Pete Kelly, Farm Manager at The National Folk Museum at Cregneash commented:
During a ploughing match, skilled competitors endeavour to turn over the soil in preparation for the years crops. This is not as simple as it sounds, with even the smallest of errors completely ruining a competitors chances of victory.
Andrew Metcalfe, Cregneash Site Manager gave some historical background:
In the days when all ploughing was done by horse you had to go at its pace and no faster. If you could measure a field correctly, plough straight with these measurements and leave a tidy job that made all subsequent work easier to do and this could make a big difference to a farms future survival. The ploughing match was a social occasion where competitors had the chance to show off their skills and impress their neighbours. And of course, horse ploughing was an important part of food production.
To find out more come along to The National Folk Museum at Cregneash on Saturday 4th April, from 10am to 5pm, where there will be a chance to see history come alive with a fascinating ploughing match!
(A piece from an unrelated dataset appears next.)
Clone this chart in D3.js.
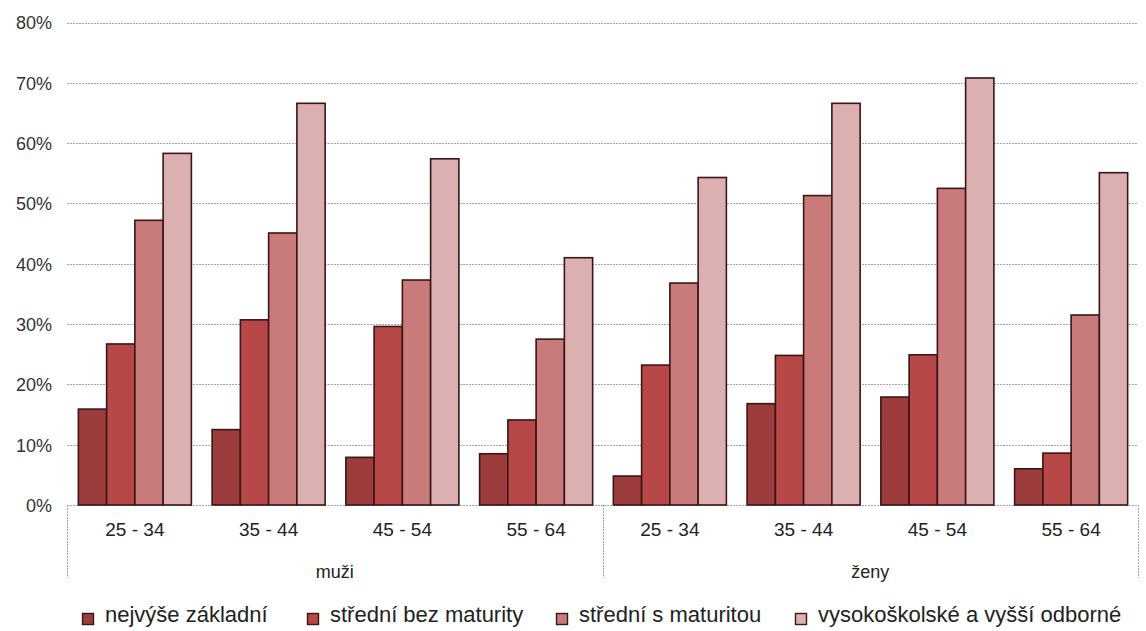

Also this spring, Manx National Heritage welcomes everyone to come along and see the newborn Loghtan lambs at Cregneash. Manx Loghtan sheep are indigenous to the Island - the name Loghtan could have derived from the two Manx words, lugh (mouse) and dhoan (brown) which together indicate the unusual brown colour of the fleece. The first lambs are due to be born this week and a visit to Cregneash to see them would make a great day out over the Easter school holidays!
The National Folk Museum at Cregneash will be open daily for the whole summer season, 4th April until 31st October 2009. Further details on forthcoming events at the Manx National Heritage sites are detailed on www.storyofmann.com or in the Manx National Heritage Whats On leaflet, available now at all Story of Mann attractions.